While it was called a bank, it was a financing arm offering security services. Thus, it more closely resembled what is known as an investment bank.

Cooke is credited with a number of breakthroughs such as price stability in security offerings.

Jay Cooke and Company was also the first "wire" brokerage house, pioneering the use of telegraph messages to confirm securities transactions with clients.

Civil War Financing

The bank was started in 1861 after the Financial Panic of 1857. It quickly become known for its selling of bonds on behalf of the Federal Government to help fund the Union's efforts. During this period, it was able to sell hundreds of millions of dollars in bonds, many which other brokerage firms could not accomplish.

This led Secretary of the Treasury, Salmon Chase to ask Cooke to try to sell the new $500 million issue of 5-20 bonds. These paid six percent interest (in gold) and matured in 20 years, but were callable in five years. Cooke got creative and used numerous agents from a variety of professions to sell these bonds. Instead of going through traditional channels, he turned to small bankers, insurance agents, and real estate professionals. They were able to move the bonds on the Union's behalf.
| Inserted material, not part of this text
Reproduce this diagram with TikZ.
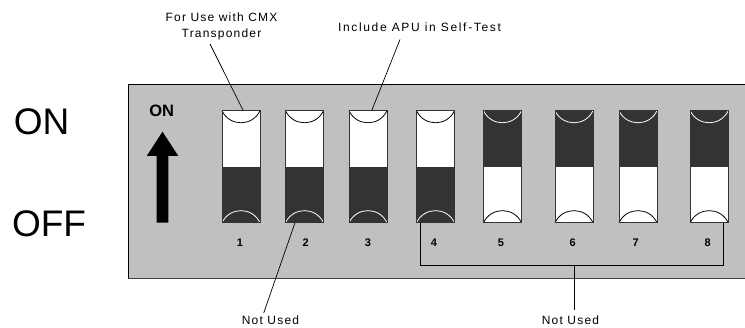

This earned Cooke the nickname of "financier of the Civil War".

Railroad Financing

After the war, the bank still sold U.S. Treasuries but it became evident that it would have to find a new source of funding. The railroad boom was in full swing and Jay Cooke and Company decided to get involved.

In 1870, the Northern Pacific Railroad named the bank its exclusive bond agent. Here is where problems arose. There was difficulty selling the bonds meaning that most of the issue ended upon the bank's balance sheet. It compounded the problem by writing liabilities against the future returns from the sale of bonds.

The set off a bank run as people started to claim their money. Operations of the bank were suspended.

Bankruptcy ensued for Cooke and company but not before setting off a series of bank runs and failures. When the New York Stock Exchange got the new, equities dropped causing the Panic of 1873.